RationalRicDE(F, UP)

riccati.spad line 254 [edit on github]

In-field solution of Riccati equations, rational case.

polyRicDE : (LinearOrdinaryDifferentialOperator2(UP, Fraction(UP)), Mapping(List(F), UP)) -> List(Record(poly : UP, eq : LinearOrdinaryDifferentialOperator2(UP, Fraction(UP))))

polyRicDE(op, zeros) returns [[p1, L1], [p2, L2], ... , [pk, Lk]] such that the polynomial part of any rational solution of the associated Riccati equation of op y = 0 must be one of the pi's (up to the constant coefficient), in which case the equation for z = y e^-int p is Li z = 0. zeros is a zero finder in UP.

ricDsolve : LinearOrdinaryDifferentialOperator1(Fraction(UP)) -> List(Fraction(UP)) if F has AlgebraicallyClosedField

ricDsolve(op) returns the rational solutions of the associated Riccati equation of op y = 0.

ricDsolve : (LinearOrdinaryDifferentialOperator1(Fraction(UP)), Mapping(Factored(UP), UP)) -> List(Fraction(UP)) if F has AlgebraicallyClosedField

ricDsolve(op, ezfactor) returns the rational solutions of the associated Riccati equation of op y = 0. Argument ezfactor is a factorisation in UP, not necessarily into irreducibles.

ricDsolve : (LinearOrdinaryDifferentialOperator1(Fraction(UP)), Mapping(List(F), UP)) -> List(Fraction(UP))

ricDsolve(op, zeros) returns the rational solutions of the associated Riccati equation of op y = 0. zeros is a zero finder in UP.

ricDsolve : (LinearOrdinaryDifferentialOperator1(Fraction(UP)), Mapping(List(F), UP), Mapping(Factored(UP), UP)) -> List(Fraction(UP))

ricDsolve(op, zeros, ezfactor) returns the rational solutions of the associated Riccati equation of op y = 0. zeros is a zero finder in UP. Argument ezfactor is a factorisation in UP, not necessarily into irreducibles.

ricDsolve : LinearOrdinaryDifferentialOperator2(UP, Fraction(UP)) -> List(Fraction(UP)) if F has AlgebraicallyClosedField

ricDsolve(op) returns the rational solutions of the associated Riccati equation of op y = 0.

ricDsolve : (LinearOrdinaryDifferentialOperator2(UP, Fraction(UP)), Mapping(Factored(UP), UP)) -> List(Fraction(UP)) if F has AlgebraicallyClosedField

ricDsolve(op, ezfactor) returns the rational solutions of the associated Riccati equation of op y = 0. Argument ezfactor is a factorisation in UP, not necessarily into irreducibles.

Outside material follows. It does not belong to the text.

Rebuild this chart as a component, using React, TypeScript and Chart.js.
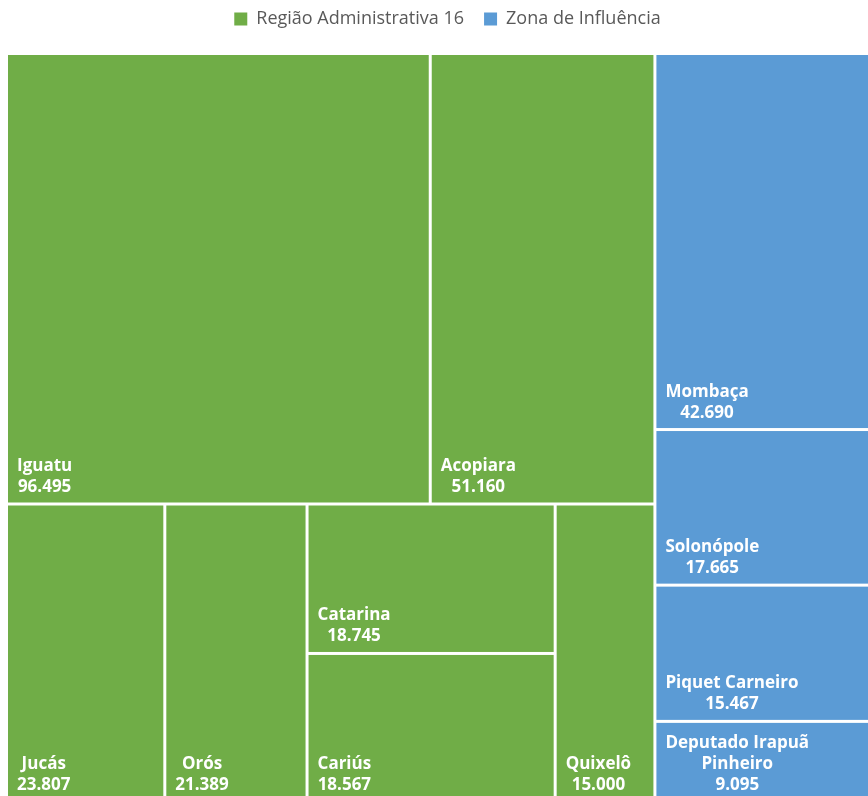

ricDsolve : (LinearOrdinaryDifferentialOperator2(UP, Fraction(UP)), Mapping(List(F), UP)) -> List(Fraction(UP))

ricDsolve(op, zeros) returns the rational solutions of the associated Riccati equation of op y = 0. zeros is a zero finder in UP.

ricDsolve : (LinearOrdinaryDifferentialOperator2(UP, Fraction(UP)), Mapping(List(F), UP), Mapping(Factored(UP), UP)) -> List(Fraction(UP))

ricDsolve(op, zeros, ezfactor) returns the rational solutions of the associated Riccati equation of op y = 0. zeros is a zero finder in UP. Argument ezfactor is a factorisation in UP, not necessarily into irreducibles.

singRicDE : (LinearOrdinaryDifferentialOperator2(UP, Fraction(UP)), Mapping(Factored(UP), UP)) -> List(Record(frac : Fraction(UP), eq : LinearOrdinaryDifferentialOperator2(UP, Fraction(UP))))

singRicDE(op, ezfactor) returns [[f1, L1], [f2, L2], ..., [fk, Lk]] such that the singular ++ part of any rational solution of the associated Riccati equation of op y = 0 must be one of the fi's (up to the constant coefficient), in which case the equation for z = y e^-int ai is Li z = 0. Argument ezfactor is a factorisation in UP, not necessarily into irreducibles.